In view of the above described problem, a constructional solution has been proposed for a power transmission with such an asymmetrically located differential, in which the left and right drive shafts are of equal lengths, and incline downwards at the same angles, and on the side of the vehicle on which the distance between the differential and the driven wheel is the shorter the inner end of the drive shaft is directly connected to the outer end of the power output shaft of the differential by a universal joint, while on the side of the vehicle on which the distance between the differential and the driven wheel is the greater the inner end of the drive shaft is connected by a universal joint to the outer end of an intermediate shaft, the inner end of which is connected, possibly by another universal joint, to the outer end of the power output shaft of the differential on that side. In this case, the outer end remote from the differential of this intermediate shaft is often required to be supported, via at least one bearing, by some fixe member of the vehicle such as the engine thereof.
In such a construction, the angles down through which the left and the right drive shafts incline are the same, and accordingly the left and right driven wheels are provided with equal steering torques, accordingly eliminating asymmetrical steering and driving characteristics of the vehicle; on the other hand, it is important to make the support rigidity provided by the aforesaid support bearing which supports the outer end remote from the differential of the intermediate shaft rather high.
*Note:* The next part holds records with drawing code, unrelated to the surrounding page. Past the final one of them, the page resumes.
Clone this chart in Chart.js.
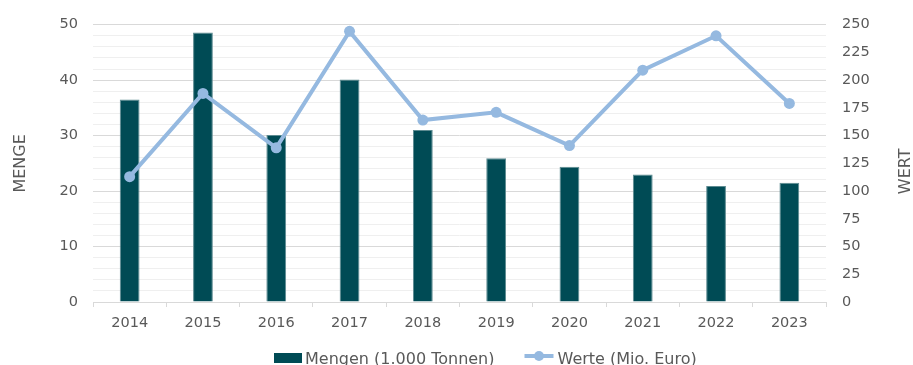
<!DOCTYPE html>
<html>
<head>
<meta charset="utf-8">
<script src="https://cdn.jsdelivr.net/npm/chart.js@4"></script>
<style>
    html, body { margin: 0; padding: 0; background: #fff; }
    #wrap { width: 913px; height: 365px; }
</style>
</head>
<body>
<div id="wrap"><canvas id="chart"></canvas></div>
<script>
// Daten
const years = ['2014', '2015', '2016', '2017', '2018', '2019', '2020', '2021', '2022', '2023'];
const mengen = [36.5, 48.6, 30.1, 40.1, 31.0, 25.9, 24.4, 23.0, 20.9, 21.5];
const werte = [113, 188, 139, 244, 164, 171, 141, 209, 240, 179];

const barColor = '#004B55';
const lineColor = '#95B9E0';
const textColor = '#595959';
const fontFamily = '"DejaVu Sans", sans-serif';

// Achsentitel (beide von unten nach oben gelesen) und Legende selbst zeichnen
const extrasPlugin = {
    id: 'extras',
    afterDraw(chart) {
        const ctx = chart.ctx;
        const area = chart.chartArea;
        const midY = (area.top + area.bottom) / 2;
        ctx.save();
        ctx.fillStyle = textColor;
        ctx.font = '16px ' + fontFamily;
        ctx.textAlign = 'center';
        ctx.textBaseline = 'middle';

        ctx.save();
        ctx.translate(21, midY);
        ctx.rotate(-Math.PI / 2);
        ctx.fillText('MENGE', 0, 0);
        ctx.restore();

        ctx.save();
        ctx.translate(906, midY + 8);
        ctx.rotate(-Math.PI / 2);
        ctx.fillText('WERT', 0, 0);
        ctx.restore();

        // Legende
        const barDs = chart.data.datasets[1];
        const lineDs = chart.data.datasets[0];
        const baseY = 363.5;
        let x = 274;
        ctx.textAlign = 'left';
        ctx.textBaseline = 'alphabetic';

        ctx.fillStyle = barColor;
        ctx.fillRect(x, 353, 28, 10);
        x += 31;
        ctx.fillStyle = textColor;
        ctx.fillText(barDs.label, x, baseY);
        x += ctx.measureText(barDs.label).width + 30;

        ctx.strokeStyle = lineColor;
        ctx.lineWidth = 4;
        ctx.beginPath();
        ctx.moveTo(x, 356);
        ctx.lineTo(x + 29, 356);
        ctx.stroke();
        ctx.fillStyle = lineColor;
        ctx.beginPath();
        ctx.arc(x + 14.5, 356, 5, 0, Math.PI * 2);
        ctx.fill();
        x += 33;
        ctx.fillStyle = textColor;
        ctx.fillText(lineDs.label, x, baseY);
        ctx.restore();
    }
};

new Chart(document.getElementById('chart'), {
    data: {
        labels: years,
        datasets: [{
            type: 'line',
            label: 'Werte (Mio. Euro)',
            data: werte,
            yAxisID: 'y2',
            borderColor: lineColor,
            backgroundColor: lineColor,
            borderWidth: 4,
            pointRadius: 5.5,
            pointBorderWidth: 0,
            tension: 0,
            order: 0
        }, {
            type: 'bar',
            label: 'Mengen (1.000 Tonnen)',
            data: mengen,
            yAxisID: 'y',
            backgroundColor: barColor,
            borderColor: '#5d8b91',
            borderWidth: 1,
            categoryPercentage: 1,
            barPercentage: 0.27,
            order: 1
        }]
    },
    options: {
        responsive: true,
        maintainAspectRatio: false,
        animation: false,
        layout: { padding: { top: 19, left: 12, right: 3, bottom: 33 } },
        plugins: {
            tooltip: { enabled: false },
            legend: { display: false }
        },
        scales: {
            x: {
                grid: { drawOnChartArea: false, drawTicks: true, tickLength: 5, color: '#d9d9d9' },
                border: { color: '#d9d9d9' },
                ticks: { color: textColor, font: { family: fontFamily, size: 14.5 }, padding: 8 },
                afterFit: function(scale) { scale.height = 30; }
            },
            y: {
                position: 'left',
                min: 0, max: 50,
                ticks: {
                    stepSize: 2,
                    autoSkip: false,
                    color: textColor,
                    font: { family: fontFamily, size: 14.5 },
                    padding: 15,
                    callback: v => (v % 10 === 0 ? v : '')
                },
                grid: {
                    drawTicks: false,
                    color: ctx => (ctx.tick && ctx.tick.value % 10 === 0 ? '#d9d9d9' : '#efefef')
                },
                border: { display: false },
                afterFit: function(scale) { scale.width = 81; }
            },
            y2: {
                position: 'right',
                min: 0, max: 250,
                ticks: {
                    stepSize: 25,
                    color: textColor,
                    font: { family: fontFamily, size: 14.5 },
                    padding: 16
                },
                grid: { display: false, drawTicks: false },
                border: { display: false },
                afterFit: function(scale) { scale.width = 84; }
            }
        }
    },
    plugins: [extrasPlugin]
});
</script>
</body>
</html>
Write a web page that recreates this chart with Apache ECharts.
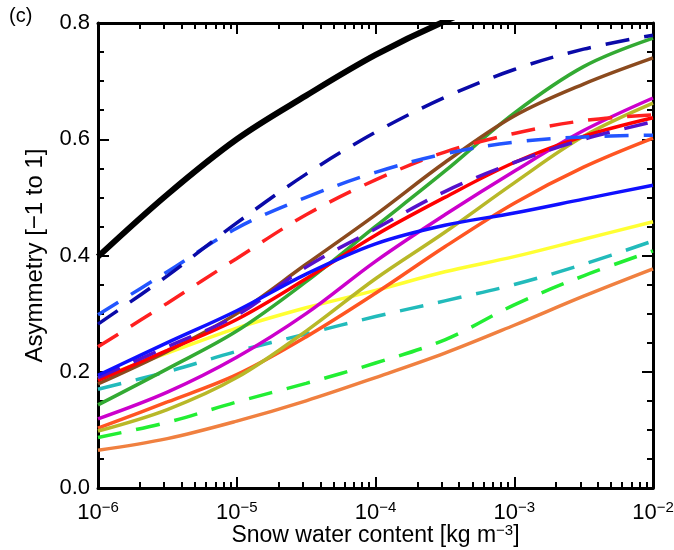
<!DOCTYPE html>
<html>
<head>
<meta charset="utf-8">
<script src="https://cdn.jsdelivr.net/npm/echarts@6/dist/echarts.min.js"></script>
<style>
  html, body { margin: 0; padding: 0; background: #fff; }
  #chart { width: 674px; height: 550px; }
</style>
</head>
<body>
<div id="chart"></div>
<script>
// Snow water content sample points [kg m^-3] (half-decade steps)
const swc = [1e-6, 3.16e-6, 1e-5, 3.16e-5, 1e-4, 3.16e-4, 1e-3, 3.16e-3, 1e-2];

// Asymmetry parameter for each particle model
const blackThick   = [0.398, 0.505, 0.600, 0.675, 0.745, 0.803, 0.850, null, null];
const navyDash     = [0.282, 0.365, 0.456, 0.540, 0.612, 0.672, 0.720, 0.755, 0.779];
const royalDash    = [0.298, 0.372, 0.447, 0.500, 0.543, 0.575, 0.595, 0.604, 0.607];
const redDash      = [0.243, 0.318, 0.395, 0.470, 0.530, 0.578, 0.610, 0.632, 0.642];
const blueSolid    = [0.194, 0.250, 0.305, 0.368, 0.420, 0.452, 0.473, 0.497, 0.521];
const indigoDash   = [0.190, 0.243, 0.297, 0.380, 0.446, 0.510, 0.560, 0.600, 0.630];
const redSolid     = [0.185, 0.237, 0.290, 0.360, 0.435, 0.500, 0.560, 0.605, 0.637];
const brownSolid   = [0.179, 0.235, 0.300, 0.385, 0.470, 0.560, 0.640, 0.695, 0.740];
const greenSolid   = [0.143, 0.205, 0.270, 0.355, 0.450, 0.545, 0.645, 0.725, 0.774];
const magentaSolid = [0.119, 0.165, 0.225, 0.300, 0.390, 0.470, 0.545, 0.615, 0.671];
const oliveSolid   = [0.098, 0.135, 0.190, 0.270, 0.360, 0.440, 0.525, 0.605, 0.662];
const tomatoSolid  = [0.103, 0.148, 0.195, 0.260, 0.335, 0.415, 0.490, 0.552, 0.602];
const yellowSolid  = [0.189, 0.232, 0.275, 0.310, 0.340, 0.372, 0.398, 0.428, 0.458];
const cyanDash     = [0.170, 0.200, 0.235, 0.265, 0.295, 0.322, 0.350, 0.385, 0.425];
const limeDash     = [0.087, 0.113, 0.148, 0.180, 0.215, 0.255, 0.315, 0.365, 0.408];
const sandySolid   = [0.065, 0.085, 0.115, 0.150, 0.190, 0.232, 0.280, 0.330, 0.377];

// Axis tick settings
const yTicks = [0.0, 0.2, 0.4, 0.6, 0.8];
const xDecades = [-6, -5, -4, -3, -2];

// log10 positions of the 2..9 minor ticks inside every decade
const minorLog = [];
for (let d = xDecades[0]; d < xDecades[xDecades.length - 1]; d++) {
  for (let k = 2; k <= 9; k++) minorLog.push(d + Math.log10(k));
}

const FONT = 'Liberation Sans, Arial, Helvetica, sans-serif';
const DASH = [24, 15];

const seriesDefs = [
  { name: 'sandy',   y: sandySolid,   color: '#f08040', dash: false },
  { name: 'lime',    y: limeDash,     color: '#22ee33', dash: true  },
  { name: 'cyan',    y: cyanDash,     color: '#22bbbb', dash: true  },
  { name: 'yellow',  y: yellowSolid,  color: '#ffff33', dash: false },
  { name: 'tomato',  y: tomatoSolid,  color: '#ff5522', dash: false },
  { name: 'olive',   y: oliveSolid,   color: '#b8b828', dash: false },
  { name: 'magenta', y: magentaSolid, color: '#cc00cc', dash: false },
  { name: 'green',   y: greenSolid,   color: '#33aa33', dash: false },
  { name: 'brown',   y: brownSolid,   color: '#8b4a1e', dash: false },
  { name: 'red',     y: redSolid,     color: '#ff0000', dash: false },
  { name: 'indigo',  y: indigoDash,   color: '#5511cc', dash: true  },
  { name: 'blue',    y: blueSolid,    color: '#1010ff', dash: false },
  { name: 'redDash', y: redDash,      color: '#ff2020', dash: true  },
  { name: 'royal',   y: royalDash,    color: '#2255ff', dash: true  },
  { name: 'navy',    y: navyDash,     color: '#0a0aa8', dash: true  },
  { name: 'black',   y: blackThick,   color: '#000000', dash: false, width: 6 }
];

const series = seriesDefs.map(d => ({
  name: d.name,
  type: 'line',
  xAxisIndex: 0,
  yAxisIndex: 0,
  smooth: 0.35,
  symbol: 'none',
  clip: true,
  lineStyle: { color: d.color, width: d.width || 3.5, type: d.dash ? DASH : 'solid', cap: 'butt' },
  data: swc.map((x, i) => [x, d.y[i]])
}));

const axisLine = { show: true, onZero: false, lineStyle: { color: '#000', width: 3 } };
const noLine = { show: false, onZero: false };
const majorTick = { show: true, inside: true, length: 11, lineStyle: { color: '#000', width: 2 } };
const minorXTick = { show: true, inside: true, length: 6, customValues: minorLog, lineStyle: { color: '#000', width: 2 } };
const yMinor = { show: true, splitNumber: 4, length: 6, lineStyle: { color: '#000', width: 2 } };
const plotBox = { left: 98, right: 21, top: 23, bottom: 62, containLabel: false, outerBoundsMode: 'none' };

const option = {
  animation: false,
  backgroundColor: '#fff',
  // grid 0 carries the data and the frame; grid 1 (same box) only carries the minor log ticks
  grid: [Object.assign({}, plotBox), Object.assign({}, plotBox)],
  xAxis: [
    {
      gridIndex: 0, type: 'log', logBase: 10, min: 1e-6, max: 1e-2, position: 'bottom',
      axisLine, axisTick: majorTick, splitLine: { show: false },
      axisLabel: {
        margin: 12, color: '#000',
        formatter: v => '{b|10}{s|' + String(Math.round(Math.log10(v))).replace('-', '\u2212') + '}',
        rich: {
          b: { fontFamily: FONT, fontSize: 22, color: '#000', lineHeight: 26 },
          s: { fontFamily: FONT, fontSize: 15, color: '#000', verticalAlign: 'top', lineHeight: 26, padding: [0, 0, 8, 0] }
        }
      },
      name: '{t|Snow water content [kg m}{s|\u22123}{t|]}',
      nameLocation: 'middle', nameGap: 35, nameMoveOverlap: false,
      nameTextStyle: {
        rich: {
          t: { fontFamily: FONT, fontSize: 23, color: '#000', lineHeight: 26 },
          s: { fontFamily: FONT, fontSize: 15, color: '#000', verticalAlign: 'top', lineHeight: 26, padding: [0, 0, 8, 0] }
        }
      }
    },
    {
      gridIndex: 0, type: 'log', logBase: 10, min: 1e-6, max: 1e-2, position: 'top',
      axisLine, axisTick: majorTick, axisLabel: { show: false }, splitLine: { show: false }
    },
    {
      gridIndex: 1, type: 'value', min: -6, max: -2, position: 'bottom',
      axisLine: noLine, axisLabel: { show: false }, splitLine: { show: false }, axisTick: minorXTick
    },
    {
      gridIndex: 1, type: 'value', min: -6, max: -2, position: 'top',
      axisLine: noLine, axisLabel: { show: false }, splitLine: { show: false }, axisTick: minorXTick
    }
  ],
  yAxis: [
    {
      gridIndex: 0, type: 'value', min: yTicks[0], max: yTicks[yTicks.length - 1], interval: 0.2, position: 'left',
      axisLine, axisTick: majorTick, splitLine: { show: false }, minorTick: yMinor,
      axisLabel: { fontFamily: FONT, fontSize: 22, color: '#000', margin: 8, formatter: v => v.toFixed(1) },
      name: 'Asymmetry [\u22121 to 1]',
      nameLocation: 'middle', nameRotate: 90, nameGap: 51, nameMoveOverlap: false,
      nameTextStyle: { fontFamily: FONT, fontSize: 24, color: '#000' }
    },
    {
      gridIndex: 0, type: 'value', min: yTicks[0], max: yTicks[yTicks.length - 1], interval: 0.2, position: 'right',
      axisLine, axisTick: majorTick, splitLine: { show: false }, minorTick: yMinor,
      axisLabel: { show: false }
    },
    {
      gridIndex: 1, type: 'value', min: 0, max: 1, show: false
    }
  ],
  graphic: [
    { type: 'text', left: 9, top: 6, style: { text: '(c)', font: '20px ' + FONT, fill: '#000' } }
  ],
  series
};

const chart = echarts.init(document.getElementById('chart'), null, { renderer: 'canvas' });
chart.setOption(option);
</script>
</body>
</html>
Now in this case it would be ideal if the central axis of this support bearing could be aligned, during the fixing of the support bearing to the member by which it is supported such as the engine of the vehicle, so as to be coincident with the axis of the output shaft of the differential on that side; but in practice, due to the inevitable effects of manufacturing tolerances and errors, this is not possible, and an offset between these two axes, as well as non parallelism thereof, always occurs during manufacture and assembly.
Because, therefore, it is very difficult to align the central axis of the support bearing with the central axis of the output shaft of the differential on that side, the problem arises that high stresses are set up during assembly and are maintained during vehicle operation, both on the components of the support bearing and on the components of the differential. In particular, an offset load on the support bearing means that the operating life thereof will be significantly reduced. Especially if this support bearing is a radial ball bearing of a conventional sort, if it is fitted with significant displacement present between its central axis and the central axis of the output shaft of the differential on that side, the inclination thereby caused of the axis of the intermediate shaft relative to the central axis of the outer race of the support bearing means that the inner race of said support bearing will be forced to be inclined with respect to the outer race, and this will make the life of the support bearing rather short. Thus, the reliability of the transmission as a whole will be decreased.